Anxiety: a radical compass

We tend to think of anxiety as something to overcome. A problem to solve, a quagmire to climb out of. And when it shows up, it's dreadful. Your chest tightens, your stomach drops, your mind starts spinning. Of course you want out.

So we escape. Usually into our heads. We try to think our way past the feeling because staying with it feels unbearable and we feel helpless against it. But escaping into thought doesn't make the anxiety go away. It just goes unattended. And what goes unattended tends to grow.

In therapy, we work differently. Instead of fighting anxiety or trying to think past it, we move toward it. We align with it.

Anxiety is deeply physical. It's often a sign that your body is wound up, stuck in fight or flight, holding an emotion that hasn't been felt yet. So when anxiety shows up in session, we don't go straight for the problem underneath it. We slow down first. We do breath work. We practice noticing what's happening in the body without trying to figure it out or fix it. We let the mind and body meet in the same moment.

This is different from just gritting your teeth and pushing through, and it's different from getting swept up in the feeling either. Real desensitization to anxiety doesn't come from immersing yourself in it, drowning in a fishbowl of it, and it doesn't come from distancing your awareness from it either, going numb, going to your head, checking out. It comes from building a relationship with it. Almost like an attachment. You stay close enough to know it, to recognize its patterns and its signals, without over identifying with it or fighting it. You're with it, not lost in it and not running from it.

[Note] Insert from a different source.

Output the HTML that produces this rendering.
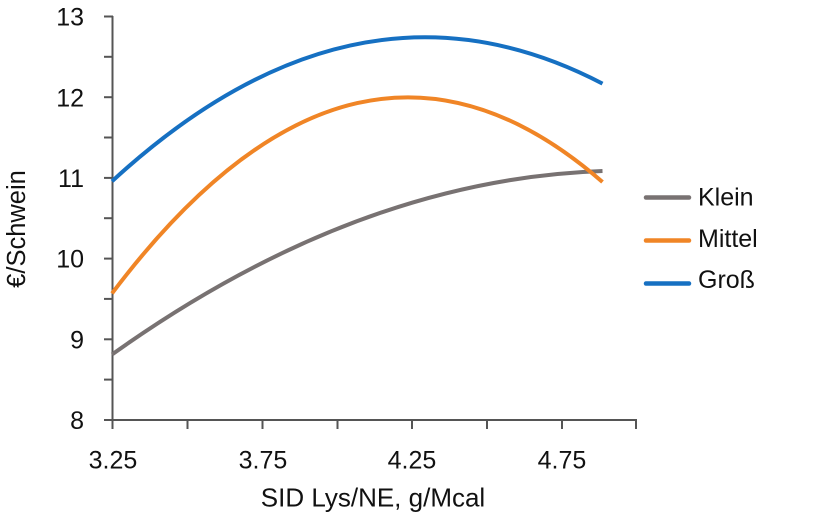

Something shifts when this happens. The anxiety starts to settle. People often describe feeling more spacious, like there's suddenly room to breathe. And from that spacious place, it becomes possible to look at what's underneath the anxiety. The event. The deeper emotion that was driving it all along.

Anxiety doesn't usually come from nowhere. A lot of us learned early in life that our feelings weren't fully welcome. Maybe a caregiver couldn't tolerate our sadness, or our anger made them pull away. So we cut ourselves off from those feelings to stay connected and safe. That cutoff doesn't disappear. It shows up later as tension, as an inner critic that keeps watch and keeps us small, as anxiety that seems to come from nowhere but is really an old, learned reflex.

This is why I think of anxiety as a trailhead, not a dead end. It's not just something to manage or push through. It's a path. Follow it with curiosity instead of fear, and it leads somewhere real: back to the feelings you had to leave behind, and the chance to finally give them room.